>> START Supplied records

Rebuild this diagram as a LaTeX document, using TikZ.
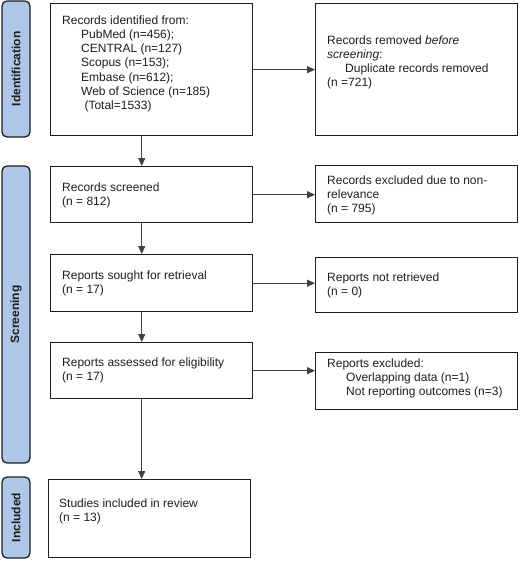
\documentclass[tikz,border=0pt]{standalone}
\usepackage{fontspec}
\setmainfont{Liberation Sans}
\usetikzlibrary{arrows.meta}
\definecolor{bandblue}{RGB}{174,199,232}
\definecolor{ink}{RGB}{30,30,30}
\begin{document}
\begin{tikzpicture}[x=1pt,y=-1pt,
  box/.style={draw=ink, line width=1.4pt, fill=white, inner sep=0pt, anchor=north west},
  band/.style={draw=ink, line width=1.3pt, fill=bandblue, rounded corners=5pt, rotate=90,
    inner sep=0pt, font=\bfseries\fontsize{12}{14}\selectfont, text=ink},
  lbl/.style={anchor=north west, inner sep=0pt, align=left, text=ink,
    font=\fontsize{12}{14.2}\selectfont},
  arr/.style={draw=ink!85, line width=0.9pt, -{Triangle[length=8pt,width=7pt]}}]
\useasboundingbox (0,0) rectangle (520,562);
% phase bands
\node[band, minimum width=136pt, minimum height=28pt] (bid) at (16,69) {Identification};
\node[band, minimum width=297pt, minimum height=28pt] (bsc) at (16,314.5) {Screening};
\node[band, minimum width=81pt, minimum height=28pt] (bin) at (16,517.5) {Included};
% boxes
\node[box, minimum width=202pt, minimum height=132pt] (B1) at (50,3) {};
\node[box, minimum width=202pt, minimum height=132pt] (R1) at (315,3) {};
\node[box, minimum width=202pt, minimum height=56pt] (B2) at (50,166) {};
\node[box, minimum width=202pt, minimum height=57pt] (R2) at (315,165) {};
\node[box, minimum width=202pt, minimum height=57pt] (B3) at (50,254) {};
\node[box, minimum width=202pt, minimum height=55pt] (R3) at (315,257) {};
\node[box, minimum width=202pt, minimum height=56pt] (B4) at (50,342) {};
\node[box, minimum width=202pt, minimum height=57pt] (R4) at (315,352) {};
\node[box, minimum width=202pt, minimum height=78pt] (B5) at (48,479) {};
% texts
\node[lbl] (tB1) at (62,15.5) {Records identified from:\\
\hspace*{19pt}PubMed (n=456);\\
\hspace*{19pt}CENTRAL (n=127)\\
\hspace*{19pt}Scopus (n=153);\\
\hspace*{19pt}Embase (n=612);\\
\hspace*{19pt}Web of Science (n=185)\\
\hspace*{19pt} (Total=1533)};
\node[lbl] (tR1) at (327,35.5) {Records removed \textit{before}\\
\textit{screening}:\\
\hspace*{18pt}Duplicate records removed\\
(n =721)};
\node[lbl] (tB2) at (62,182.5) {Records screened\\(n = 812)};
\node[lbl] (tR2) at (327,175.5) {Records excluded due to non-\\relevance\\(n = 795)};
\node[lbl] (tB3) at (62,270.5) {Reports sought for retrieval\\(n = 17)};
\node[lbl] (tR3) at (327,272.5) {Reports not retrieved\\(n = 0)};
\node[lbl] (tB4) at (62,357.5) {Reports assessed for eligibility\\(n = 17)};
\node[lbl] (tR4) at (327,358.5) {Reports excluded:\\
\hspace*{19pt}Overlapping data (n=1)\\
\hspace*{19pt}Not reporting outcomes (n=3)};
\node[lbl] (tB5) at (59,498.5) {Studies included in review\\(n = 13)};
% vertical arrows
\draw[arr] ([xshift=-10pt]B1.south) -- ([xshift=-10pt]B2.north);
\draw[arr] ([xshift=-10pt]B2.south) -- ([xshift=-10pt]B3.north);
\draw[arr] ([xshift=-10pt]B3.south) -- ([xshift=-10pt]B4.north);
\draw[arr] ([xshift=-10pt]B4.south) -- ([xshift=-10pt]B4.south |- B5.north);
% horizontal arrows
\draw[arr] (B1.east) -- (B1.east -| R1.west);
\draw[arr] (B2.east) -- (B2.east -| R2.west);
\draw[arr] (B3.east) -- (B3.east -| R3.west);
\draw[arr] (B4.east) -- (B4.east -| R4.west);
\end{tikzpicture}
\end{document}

>> END Supplied records
>> START Supplied records

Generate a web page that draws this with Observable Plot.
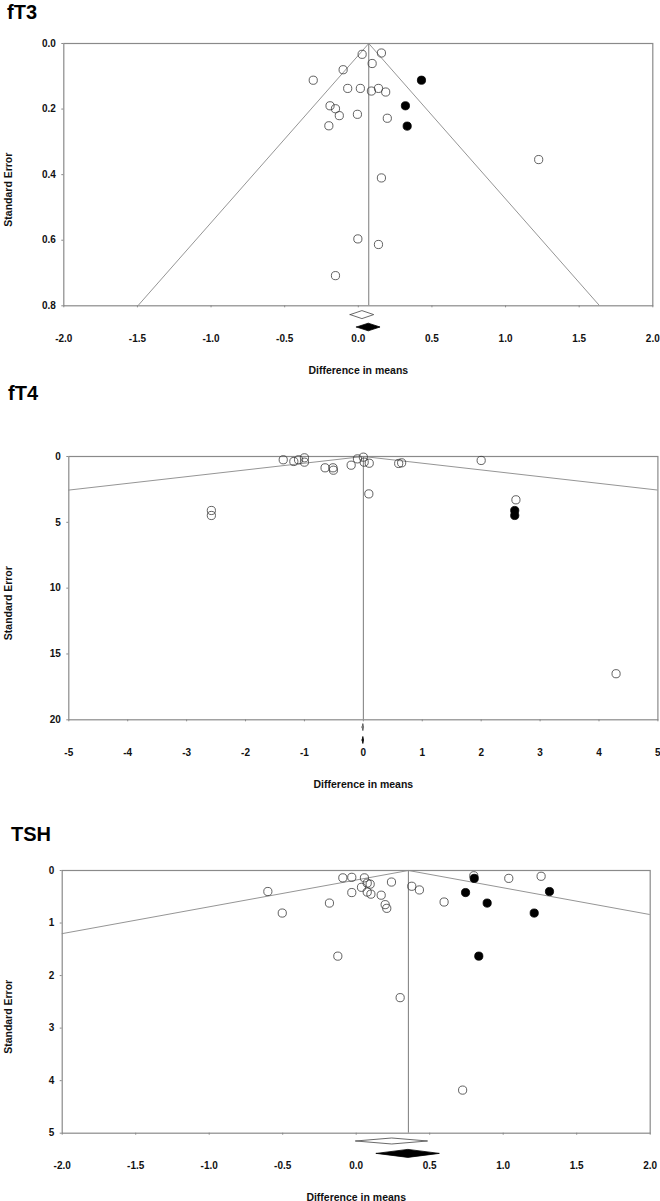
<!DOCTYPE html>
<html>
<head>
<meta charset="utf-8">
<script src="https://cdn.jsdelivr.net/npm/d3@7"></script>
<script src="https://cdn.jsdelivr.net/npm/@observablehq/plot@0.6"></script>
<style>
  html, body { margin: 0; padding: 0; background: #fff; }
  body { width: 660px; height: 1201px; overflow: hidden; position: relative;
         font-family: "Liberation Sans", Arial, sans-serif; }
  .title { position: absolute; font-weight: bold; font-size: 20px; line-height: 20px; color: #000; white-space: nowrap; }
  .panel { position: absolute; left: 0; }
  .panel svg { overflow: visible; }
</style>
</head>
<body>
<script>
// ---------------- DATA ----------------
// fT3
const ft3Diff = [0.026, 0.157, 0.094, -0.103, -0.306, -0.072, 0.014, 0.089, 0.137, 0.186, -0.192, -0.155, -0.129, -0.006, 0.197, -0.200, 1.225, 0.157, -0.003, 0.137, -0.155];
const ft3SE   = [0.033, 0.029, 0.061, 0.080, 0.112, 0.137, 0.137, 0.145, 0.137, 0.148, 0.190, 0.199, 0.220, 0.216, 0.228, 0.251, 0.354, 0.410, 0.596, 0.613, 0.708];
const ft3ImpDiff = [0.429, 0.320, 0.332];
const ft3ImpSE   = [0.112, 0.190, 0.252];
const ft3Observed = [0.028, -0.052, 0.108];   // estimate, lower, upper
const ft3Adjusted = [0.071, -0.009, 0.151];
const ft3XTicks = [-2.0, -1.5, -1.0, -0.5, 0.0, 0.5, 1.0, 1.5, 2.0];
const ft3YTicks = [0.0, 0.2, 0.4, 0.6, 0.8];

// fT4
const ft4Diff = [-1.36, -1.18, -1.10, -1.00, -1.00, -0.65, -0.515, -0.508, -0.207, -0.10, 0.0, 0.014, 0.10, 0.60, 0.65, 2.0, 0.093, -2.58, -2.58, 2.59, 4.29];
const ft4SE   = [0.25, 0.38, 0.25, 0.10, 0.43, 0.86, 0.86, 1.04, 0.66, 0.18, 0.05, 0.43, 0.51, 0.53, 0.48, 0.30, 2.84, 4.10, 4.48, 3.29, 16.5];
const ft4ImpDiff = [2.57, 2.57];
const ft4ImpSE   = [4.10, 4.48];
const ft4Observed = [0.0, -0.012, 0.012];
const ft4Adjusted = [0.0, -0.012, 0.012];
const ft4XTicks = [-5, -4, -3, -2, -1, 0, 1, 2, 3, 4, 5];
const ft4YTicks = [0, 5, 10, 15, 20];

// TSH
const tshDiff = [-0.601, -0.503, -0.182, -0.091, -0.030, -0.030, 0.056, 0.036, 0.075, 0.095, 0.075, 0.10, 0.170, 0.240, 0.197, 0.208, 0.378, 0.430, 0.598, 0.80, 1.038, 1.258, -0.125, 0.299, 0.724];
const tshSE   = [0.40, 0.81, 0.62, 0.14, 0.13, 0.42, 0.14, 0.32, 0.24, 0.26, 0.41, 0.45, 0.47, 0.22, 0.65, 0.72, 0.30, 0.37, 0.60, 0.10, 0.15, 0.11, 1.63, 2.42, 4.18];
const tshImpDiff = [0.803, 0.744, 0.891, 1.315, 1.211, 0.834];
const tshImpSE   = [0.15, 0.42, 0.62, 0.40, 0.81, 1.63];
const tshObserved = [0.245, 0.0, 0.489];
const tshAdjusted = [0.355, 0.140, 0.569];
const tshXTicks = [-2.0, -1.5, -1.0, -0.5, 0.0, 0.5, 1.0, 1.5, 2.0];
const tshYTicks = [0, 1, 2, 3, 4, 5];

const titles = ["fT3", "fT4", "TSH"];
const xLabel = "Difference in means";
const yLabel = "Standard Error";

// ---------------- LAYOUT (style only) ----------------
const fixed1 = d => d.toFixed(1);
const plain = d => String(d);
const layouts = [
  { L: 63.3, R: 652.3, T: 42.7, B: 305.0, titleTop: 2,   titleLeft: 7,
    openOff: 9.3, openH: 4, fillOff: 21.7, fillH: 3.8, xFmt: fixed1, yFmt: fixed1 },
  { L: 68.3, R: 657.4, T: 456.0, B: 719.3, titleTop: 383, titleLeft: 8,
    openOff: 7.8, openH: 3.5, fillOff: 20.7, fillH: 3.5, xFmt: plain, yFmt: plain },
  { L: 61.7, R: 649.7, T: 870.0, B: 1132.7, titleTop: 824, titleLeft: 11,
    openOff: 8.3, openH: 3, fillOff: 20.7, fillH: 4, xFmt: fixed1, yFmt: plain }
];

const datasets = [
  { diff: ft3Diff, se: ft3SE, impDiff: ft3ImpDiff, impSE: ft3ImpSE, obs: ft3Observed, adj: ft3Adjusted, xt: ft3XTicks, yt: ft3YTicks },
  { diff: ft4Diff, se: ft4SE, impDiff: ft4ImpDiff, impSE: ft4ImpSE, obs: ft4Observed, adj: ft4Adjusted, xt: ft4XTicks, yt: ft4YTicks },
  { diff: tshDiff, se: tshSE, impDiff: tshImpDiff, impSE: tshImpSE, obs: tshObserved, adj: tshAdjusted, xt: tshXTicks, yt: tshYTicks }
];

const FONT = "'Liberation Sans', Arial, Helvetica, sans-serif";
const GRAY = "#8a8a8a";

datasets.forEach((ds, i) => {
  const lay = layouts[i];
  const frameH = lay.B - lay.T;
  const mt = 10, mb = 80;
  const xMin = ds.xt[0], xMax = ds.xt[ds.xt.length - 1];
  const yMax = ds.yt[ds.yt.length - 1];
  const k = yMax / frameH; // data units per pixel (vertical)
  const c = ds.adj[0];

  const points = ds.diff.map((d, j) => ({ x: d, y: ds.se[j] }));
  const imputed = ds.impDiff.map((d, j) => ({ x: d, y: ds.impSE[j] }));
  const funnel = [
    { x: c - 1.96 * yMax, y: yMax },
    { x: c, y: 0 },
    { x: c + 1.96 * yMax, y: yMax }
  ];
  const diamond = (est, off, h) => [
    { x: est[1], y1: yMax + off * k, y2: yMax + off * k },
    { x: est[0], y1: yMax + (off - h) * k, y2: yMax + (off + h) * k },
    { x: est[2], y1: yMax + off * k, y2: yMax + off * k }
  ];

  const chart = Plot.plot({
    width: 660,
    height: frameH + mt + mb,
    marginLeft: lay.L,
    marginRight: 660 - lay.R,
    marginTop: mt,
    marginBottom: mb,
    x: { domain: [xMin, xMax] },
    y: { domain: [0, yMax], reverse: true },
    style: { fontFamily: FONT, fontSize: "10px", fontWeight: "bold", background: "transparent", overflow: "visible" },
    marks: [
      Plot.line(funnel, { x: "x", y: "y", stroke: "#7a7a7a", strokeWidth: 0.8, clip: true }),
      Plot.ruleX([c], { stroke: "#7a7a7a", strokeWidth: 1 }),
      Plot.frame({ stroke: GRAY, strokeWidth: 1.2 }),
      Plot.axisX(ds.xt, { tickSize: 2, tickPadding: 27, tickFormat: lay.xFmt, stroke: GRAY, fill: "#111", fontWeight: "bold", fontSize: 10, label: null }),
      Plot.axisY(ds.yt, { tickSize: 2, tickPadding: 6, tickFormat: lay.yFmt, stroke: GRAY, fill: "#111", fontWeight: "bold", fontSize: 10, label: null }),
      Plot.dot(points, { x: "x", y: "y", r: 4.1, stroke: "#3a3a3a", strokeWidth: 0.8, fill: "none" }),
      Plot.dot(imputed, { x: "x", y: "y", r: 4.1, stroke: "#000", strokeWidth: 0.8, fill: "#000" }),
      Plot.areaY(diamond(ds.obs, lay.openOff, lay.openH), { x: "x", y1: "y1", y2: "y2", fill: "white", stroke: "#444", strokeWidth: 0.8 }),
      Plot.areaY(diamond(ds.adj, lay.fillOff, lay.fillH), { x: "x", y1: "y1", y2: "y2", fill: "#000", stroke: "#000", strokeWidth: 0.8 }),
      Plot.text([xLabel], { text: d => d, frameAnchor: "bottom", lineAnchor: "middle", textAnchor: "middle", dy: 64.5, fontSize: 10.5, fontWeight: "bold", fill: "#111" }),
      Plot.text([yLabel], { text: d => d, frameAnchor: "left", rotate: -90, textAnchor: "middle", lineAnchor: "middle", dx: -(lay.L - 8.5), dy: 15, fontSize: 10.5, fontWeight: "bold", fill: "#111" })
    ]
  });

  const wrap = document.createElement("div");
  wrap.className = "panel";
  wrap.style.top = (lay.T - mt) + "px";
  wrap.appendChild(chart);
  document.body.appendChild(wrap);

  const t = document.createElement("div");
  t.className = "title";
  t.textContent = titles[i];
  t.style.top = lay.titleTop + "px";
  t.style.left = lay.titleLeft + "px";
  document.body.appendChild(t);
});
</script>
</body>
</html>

>> END Supplied records

Given instruction: With the pictures removed from your copy, retype the lines above from the one that contains "Generate a web" through the one that contains "const ft3YTicks = [0.0, 0.2, 0.4, 0.6, 0.8];", exactly.

Correct result:
Generate a web page that draws this with Observable Plot.
<!DOCTYPE html>
<html>
<head>
<meta charset="utf-8">
<script src="https://cdn.jsdelivr.net/npm/d3@7"></script>
<script src="https://cdn.jsdelivr.net/npm/@observablehq/plot@0.6"></script>
<style>
  html, body { margin: 0; padding: 0; background: #fff; }
  body { width: 660px; height: 1201px; overflow: hidden; position: relative;
         font-family: "Liberation Sans", Arial, sans-serif; }
  .title { position: absolute; font-weight: bold; font-size: 20px; line-height: 20px; color: #000; white-space: nowrap; }
  .panel { position: absolute; left: 0; }
  .panel svg { overflow: visible; }
</style>
</head>
<body>
<script>
// ---------------- DATA ----------------
// fT3
const ft3Diff = [0.026, 0.157, 0.094, -0.103, -0.306, -0.072, 0.014, 0.089, 0.137, 0.186, -0.192, -0.155, -0.129, -0.006, 0.197, -0.200, 1.225, 0.157, -0.003, 0.137, -0.155];
const ft3SE   = [0.033, 0.029, 0.061, 0.080, 0.112, 0.137, 0.137, 0.145, 0.137, 0.148, 0.190, 0.199, 0.220, 0.216, 0.228, 0.251, 0.354, 0.410, 0.596, 0.613, 0.708];
const ft3ImpDiff = [0.429, 0.320, 0.332];
const ft3ImpSE   = [0.112, 0.190, 0.252];
const ft3Observed = [0.028, -0.052, 0.108];   // estimate, lower, upper
const ft3Adjusted = [0.071, -0.009, 0.151];
const ft3XTicks = [-2.0, -1.5, -1.0, -0.5, 0.0, 0.5, 1.0, 1.5, 2.0];
const ft3YTicks = [0.0, 0.2, 0.4, 0.6, 0.8];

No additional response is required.